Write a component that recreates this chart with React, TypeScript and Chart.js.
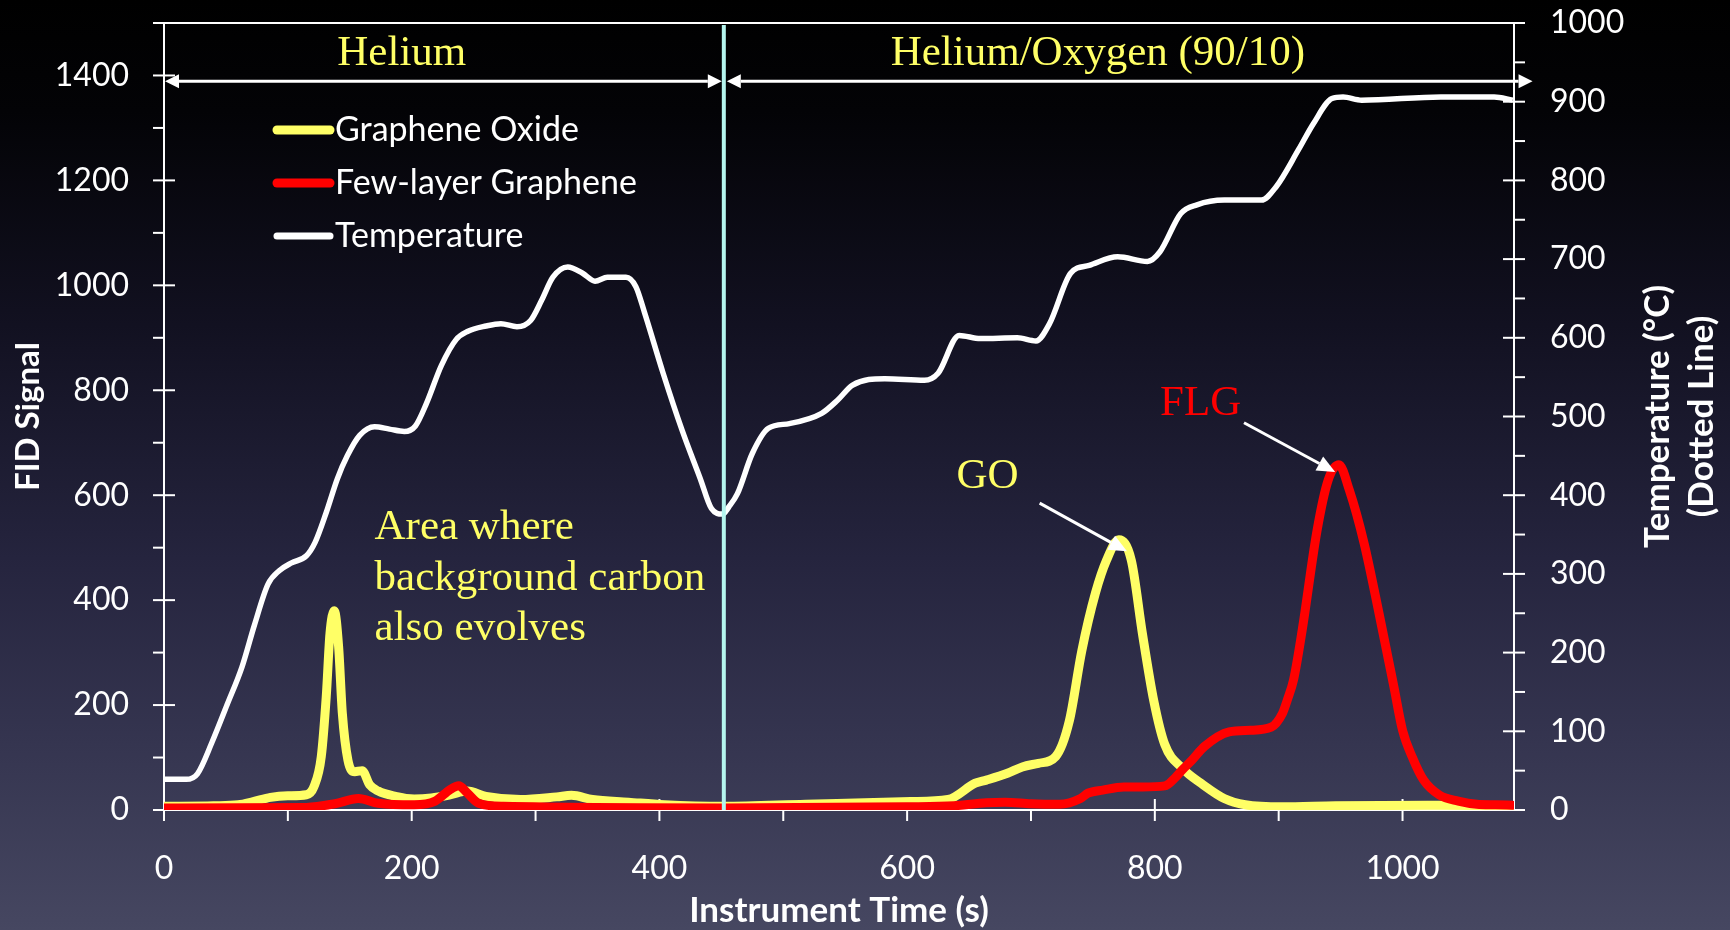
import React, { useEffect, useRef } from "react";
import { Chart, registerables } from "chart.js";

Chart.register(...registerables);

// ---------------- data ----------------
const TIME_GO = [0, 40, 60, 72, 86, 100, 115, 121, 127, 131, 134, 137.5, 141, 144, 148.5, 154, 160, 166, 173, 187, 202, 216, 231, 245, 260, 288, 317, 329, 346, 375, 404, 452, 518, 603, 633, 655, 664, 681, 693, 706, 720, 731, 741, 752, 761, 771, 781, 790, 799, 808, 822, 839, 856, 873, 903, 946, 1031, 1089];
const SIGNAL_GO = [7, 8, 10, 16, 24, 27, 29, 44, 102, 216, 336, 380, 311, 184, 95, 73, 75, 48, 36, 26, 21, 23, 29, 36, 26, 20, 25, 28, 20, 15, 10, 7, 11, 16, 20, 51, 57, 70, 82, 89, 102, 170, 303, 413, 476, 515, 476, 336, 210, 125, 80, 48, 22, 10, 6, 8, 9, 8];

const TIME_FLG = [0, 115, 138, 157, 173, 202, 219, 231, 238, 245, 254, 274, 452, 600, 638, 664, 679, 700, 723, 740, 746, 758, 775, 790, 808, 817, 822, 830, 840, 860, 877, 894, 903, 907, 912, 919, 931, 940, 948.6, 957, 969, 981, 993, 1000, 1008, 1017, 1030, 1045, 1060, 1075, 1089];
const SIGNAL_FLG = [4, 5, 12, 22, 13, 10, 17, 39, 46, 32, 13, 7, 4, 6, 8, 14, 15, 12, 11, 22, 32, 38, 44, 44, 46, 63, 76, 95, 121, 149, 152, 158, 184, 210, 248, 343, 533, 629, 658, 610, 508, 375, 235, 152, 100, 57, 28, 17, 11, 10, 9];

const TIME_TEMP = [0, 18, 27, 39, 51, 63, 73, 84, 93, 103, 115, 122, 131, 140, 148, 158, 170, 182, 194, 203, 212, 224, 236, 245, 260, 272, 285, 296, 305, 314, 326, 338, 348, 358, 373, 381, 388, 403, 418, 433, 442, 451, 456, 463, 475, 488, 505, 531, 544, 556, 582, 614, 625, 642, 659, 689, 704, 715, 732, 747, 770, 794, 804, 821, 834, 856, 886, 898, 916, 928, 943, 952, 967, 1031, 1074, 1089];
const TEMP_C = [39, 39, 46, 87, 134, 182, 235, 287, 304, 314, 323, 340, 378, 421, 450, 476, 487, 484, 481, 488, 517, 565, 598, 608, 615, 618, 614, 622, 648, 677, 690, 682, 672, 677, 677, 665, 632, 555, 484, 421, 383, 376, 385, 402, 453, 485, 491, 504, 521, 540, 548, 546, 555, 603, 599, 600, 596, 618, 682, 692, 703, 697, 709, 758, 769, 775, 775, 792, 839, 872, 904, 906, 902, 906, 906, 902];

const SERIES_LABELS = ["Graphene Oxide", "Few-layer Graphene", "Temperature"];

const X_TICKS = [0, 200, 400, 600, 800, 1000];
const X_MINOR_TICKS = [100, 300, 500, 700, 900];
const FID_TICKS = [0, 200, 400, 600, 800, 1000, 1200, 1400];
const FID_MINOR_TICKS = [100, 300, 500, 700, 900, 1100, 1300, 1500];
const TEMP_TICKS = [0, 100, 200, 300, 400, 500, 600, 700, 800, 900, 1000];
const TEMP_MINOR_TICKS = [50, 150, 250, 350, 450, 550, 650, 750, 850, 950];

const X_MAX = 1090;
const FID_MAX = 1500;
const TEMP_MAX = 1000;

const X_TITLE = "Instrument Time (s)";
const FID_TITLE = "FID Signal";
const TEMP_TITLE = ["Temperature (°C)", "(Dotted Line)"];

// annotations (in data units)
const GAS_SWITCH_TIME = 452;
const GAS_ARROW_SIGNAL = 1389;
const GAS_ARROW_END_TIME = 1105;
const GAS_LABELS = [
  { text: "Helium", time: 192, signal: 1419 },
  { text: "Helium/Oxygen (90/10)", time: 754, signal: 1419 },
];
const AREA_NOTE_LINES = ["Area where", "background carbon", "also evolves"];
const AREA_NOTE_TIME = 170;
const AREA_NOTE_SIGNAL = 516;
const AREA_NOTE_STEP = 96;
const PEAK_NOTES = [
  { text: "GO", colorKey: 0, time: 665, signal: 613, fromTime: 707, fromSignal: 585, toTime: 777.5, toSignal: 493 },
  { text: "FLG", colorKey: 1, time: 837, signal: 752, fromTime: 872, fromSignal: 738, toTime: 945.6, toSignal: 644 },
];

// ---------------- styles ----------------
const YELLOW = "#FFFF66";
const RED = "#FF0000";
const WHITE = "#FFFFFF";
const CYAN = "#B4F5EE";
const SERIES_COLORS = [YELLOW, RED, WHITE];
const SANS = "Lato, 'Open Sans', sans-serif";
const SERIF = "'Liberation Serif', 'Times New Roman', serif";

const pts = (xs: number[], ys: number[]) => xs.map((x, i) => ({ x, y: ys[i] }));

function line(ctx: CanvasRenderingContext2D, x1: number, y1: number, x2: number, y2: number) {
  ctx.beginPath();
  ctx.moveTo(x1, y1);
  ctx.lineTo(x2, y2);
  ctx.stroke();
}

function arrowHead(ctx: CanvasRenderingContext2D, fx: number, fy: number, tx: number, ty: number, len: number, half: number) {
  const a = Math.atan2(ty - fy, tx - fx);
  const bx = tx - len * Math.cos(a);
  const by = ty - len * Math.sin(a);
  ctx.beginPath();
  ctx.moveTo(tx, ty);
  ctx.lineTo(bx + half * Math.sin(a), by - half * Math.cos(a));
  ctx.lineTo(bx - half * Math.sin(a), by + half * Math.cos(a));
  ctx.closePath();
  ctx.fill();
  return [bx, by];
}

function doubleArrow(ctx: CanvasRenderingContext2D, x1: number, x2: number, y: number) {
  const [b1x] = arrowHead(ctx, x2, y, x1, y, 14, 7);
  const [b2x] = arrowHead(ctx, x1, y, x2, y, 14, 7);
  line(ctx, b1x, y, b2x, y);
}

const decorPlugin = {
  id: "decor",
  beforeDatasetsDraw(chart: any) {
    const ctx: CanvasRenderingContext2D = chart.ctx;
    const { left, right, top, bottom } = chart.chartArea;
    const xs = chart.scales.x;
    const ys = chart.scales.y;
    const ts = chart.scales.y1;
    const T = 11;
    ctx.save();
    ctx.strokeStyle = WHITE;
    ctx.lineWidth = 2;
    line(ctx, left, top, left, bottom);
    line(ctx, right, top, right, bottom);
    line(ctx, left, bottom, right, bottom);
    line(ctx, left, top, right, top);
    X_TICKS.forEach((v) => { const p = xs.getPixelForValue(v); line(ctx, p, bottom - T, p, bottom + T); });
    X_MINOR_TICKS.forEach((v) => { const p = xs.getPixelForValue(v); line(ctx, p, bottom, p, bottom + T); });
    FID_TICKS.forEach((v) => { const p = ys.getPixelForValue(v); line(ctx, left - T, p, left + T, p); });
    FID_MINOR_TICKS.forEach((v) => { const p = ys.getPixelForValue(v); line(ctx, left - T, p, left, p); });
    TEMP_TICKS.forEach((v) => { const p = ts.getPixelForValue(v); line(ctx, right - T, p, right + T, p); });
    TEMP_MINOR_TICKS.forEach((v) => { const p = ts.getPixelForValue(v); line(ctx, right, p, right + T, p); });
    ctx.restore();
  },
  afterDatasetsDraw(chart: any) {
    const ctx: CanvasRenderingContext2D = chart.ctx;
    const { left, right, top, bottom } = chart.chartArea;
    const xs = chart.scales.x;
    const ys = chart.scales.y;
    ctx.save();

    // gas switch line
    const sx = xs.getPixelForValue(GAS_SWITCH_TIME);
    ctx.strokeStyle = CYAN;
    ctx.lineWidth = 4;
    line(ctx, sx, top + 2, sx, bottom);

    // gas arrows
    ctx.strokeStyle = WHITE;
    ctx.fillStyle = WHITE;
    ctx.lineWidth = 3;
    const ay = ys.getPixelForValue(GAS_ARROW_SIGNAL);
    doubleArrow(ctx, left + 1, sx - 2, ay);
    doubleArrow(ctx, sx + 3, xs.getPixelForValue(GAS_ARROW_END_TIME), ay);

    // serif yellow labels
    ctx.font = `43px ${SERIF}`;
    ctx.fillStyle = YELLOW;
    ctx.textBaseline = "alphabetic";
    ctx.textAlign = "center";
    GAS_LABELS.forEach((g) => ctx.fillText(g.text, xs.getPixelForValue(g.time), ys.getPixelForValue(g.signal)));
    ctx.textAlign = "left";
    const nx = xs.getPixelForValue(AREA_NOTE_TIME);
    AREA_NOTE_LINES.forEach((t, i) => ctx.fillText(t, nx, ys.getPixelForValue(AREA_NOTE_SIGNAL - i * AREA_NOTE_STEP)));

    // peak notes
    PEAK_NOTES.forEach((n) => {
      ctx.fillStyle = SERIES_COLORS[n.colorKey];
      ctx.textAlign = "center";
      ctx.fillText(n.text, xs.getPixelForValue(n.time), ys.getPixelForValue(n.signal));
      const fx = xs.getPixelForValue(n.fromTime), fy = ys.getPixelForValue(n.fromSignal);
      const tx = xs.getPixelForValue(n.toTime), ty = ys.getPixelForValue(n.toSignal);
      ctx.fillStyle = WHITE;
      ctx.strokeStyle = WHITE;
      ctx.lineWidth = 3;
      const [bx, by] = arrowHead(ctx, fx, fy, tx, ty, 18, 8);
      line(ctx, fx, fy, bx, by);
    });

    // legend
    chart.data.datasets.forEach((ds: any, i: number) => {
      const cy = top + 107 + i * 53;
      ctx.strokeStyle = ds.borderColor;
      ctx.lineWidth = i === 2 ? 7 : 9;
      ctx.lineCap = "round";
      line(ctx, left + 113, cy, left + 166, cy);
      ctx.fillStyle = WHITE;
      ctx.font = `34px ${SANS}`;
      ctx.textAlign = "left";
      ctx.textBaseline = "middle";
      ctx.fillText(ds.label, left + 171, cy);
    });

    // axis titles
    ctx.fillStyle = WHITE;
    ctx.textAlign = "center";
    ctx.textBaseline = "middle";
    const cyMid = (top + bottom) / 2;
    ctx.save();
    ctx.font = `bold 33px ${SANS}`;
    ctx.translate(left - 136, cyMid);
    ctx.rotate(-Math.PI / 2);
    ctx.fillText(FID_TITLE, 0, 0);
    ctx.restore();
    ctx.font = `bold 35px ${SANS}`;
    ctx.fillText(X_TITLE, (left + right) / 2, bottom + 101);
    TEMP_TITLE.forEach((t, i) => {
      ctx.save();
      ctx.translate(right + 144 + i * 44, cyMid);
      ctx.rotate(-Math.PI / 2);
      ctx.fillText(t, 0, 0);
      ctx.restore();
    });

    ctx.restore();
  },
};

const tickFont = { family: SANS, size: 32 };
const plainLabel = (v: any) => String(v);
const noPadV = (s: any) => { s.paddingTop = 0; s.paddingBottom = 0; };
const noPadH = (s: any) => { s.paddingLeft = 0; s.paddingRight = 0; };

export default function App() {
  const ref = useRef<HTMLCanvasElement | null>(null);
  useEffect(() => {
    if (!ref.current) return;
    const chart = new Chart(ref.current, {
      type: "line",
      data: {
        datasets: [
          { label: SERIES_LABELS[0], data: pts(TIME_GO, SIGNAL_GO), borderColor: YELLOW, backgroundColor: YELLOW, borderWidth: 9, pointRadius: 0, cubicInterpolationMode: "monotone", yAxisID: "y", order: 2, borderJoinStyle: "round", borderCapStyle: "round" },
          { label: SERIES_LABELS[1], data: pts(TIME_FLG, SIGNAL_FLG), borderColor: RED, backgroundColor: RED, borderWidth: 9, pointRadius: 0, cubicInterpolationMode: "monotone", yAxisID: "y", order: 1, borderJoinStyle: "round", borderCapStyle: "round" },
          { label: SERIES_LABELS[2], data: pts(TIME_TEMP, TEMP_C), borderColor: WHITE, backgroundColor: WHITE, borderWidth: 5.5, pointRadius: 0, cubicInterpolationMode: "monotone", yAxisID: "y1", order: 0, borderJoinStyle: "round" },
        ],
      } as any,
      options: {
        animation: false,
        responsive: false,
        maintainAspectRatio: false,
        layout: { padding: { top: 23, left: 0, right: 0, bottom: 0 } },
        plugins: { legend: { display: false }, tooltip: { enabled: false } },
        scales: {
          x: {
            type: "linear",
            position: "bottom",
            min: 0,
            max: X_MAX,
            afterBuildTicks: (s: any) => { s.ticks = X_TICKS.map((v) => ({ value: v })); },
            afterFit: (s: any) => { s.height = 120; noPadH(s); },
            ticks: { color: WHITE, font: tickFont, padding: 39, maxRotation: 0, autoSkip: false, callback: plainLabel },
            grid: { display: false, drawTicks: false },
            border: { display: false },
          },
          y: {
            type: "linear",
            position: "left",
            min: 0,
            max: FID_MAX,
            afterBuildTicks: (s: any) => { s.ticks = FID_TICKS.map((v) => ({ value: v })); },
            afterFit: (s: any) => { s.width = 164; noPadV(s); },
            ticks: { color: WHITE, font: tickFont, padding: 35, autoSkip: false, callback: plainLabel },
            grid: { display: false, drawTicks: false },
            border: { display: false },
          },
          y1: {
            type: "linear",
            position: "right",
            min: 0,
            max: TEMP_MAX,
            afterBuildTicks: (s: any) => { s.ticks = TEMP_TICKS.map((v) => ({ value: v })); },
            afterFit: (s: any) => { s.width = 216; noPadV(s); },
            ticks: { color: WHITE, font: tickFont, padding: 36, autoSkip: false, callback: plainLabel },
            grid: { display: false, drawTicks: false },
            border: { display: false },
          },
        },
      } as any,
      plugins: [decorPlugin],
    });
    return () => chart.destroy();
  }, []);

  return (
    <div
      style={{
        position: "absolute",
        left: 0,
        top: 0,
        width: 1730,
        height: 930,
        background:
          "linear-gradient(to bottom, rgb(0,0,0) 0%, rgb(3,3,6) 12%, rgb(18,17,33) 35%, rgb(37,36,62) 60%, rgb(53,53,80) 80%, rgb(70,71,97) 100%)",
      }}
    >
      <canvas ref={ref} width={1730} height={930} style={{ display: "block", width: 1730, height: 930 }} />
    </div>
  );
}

--------------------------------------------------

Return, unchanged, the lines from the first line of the material through the line that holds "11, 10, 9];", inclusive, omitting pictures.

Write a component that recreates this chart with React, TypeScript and Chart.js.
import React, { useEffect, useRef } from "react";
import { Chart, registerables } from "chart.js";

Chart.register(...registerables);

// ---------------- data ----------------
const TIME_GO = [0, 40, 60, 72, 86, 100, 115, 121, 127, 131, 134, 137.5, 141, 144, 148.5, 154, 160, 166, 173, 187, 202, 216, 231, 245, 260, 288, 317, 329, 346, 375, 404, 452, 518, 603, 633, 655, 664, 681, 693, 706, 720, 731, 741, 752, 761, 771, 781, 790, 799, 808, 822, 839, 856, 873, 903, 946, 1031, 1089];
const SIGNAL_GO = [7, 8, 10, 16, 24, 27, 29, 44, 102, 216, 336, 380, 311, 184, 95, 73, 75, 48, 36, 26, 21, 23, 29, 36, 26, 20, 25, 28, 20, 15, 10, 7, 11, 16, 20, 51, 57, 70, 82, 89, 102, 170, 303, 413, 476, 515, 476, 336, 210, 125, 80, 48, 22, 10, 6, 8, 9, 8];

const TIME_FLG = [0, 115, 138, 157, 173, 202, 219, 231, 238, 245, 254, 274, 452, 600, 638, 664, 679, 700, 723, 740, 746, 758, 775, 790, 808, 817, 822, 830, 840, 860, 877, 894, 903, 907, 912, 919, 931, 940, 948.6, 957, 969, 981, 993, 1000, 1008, 1017, 1030, 1045, 1060, 1075, 1089];
const SIGNAL_FLG = [4, 5, 12, 22, 13, 10, 17, 39, 46, 32, 13, 7, 4, 6, 8, 14, 15, 12, 11, 22, 32, 38, 44, 44, 46, 63, 76, 95, 121, 149, 152, 158, 184, 210, 248, 343, 533, 629, 658, 610, 508, 375, 235, 152, 100, 57, 28, 17, 11, 10, 9];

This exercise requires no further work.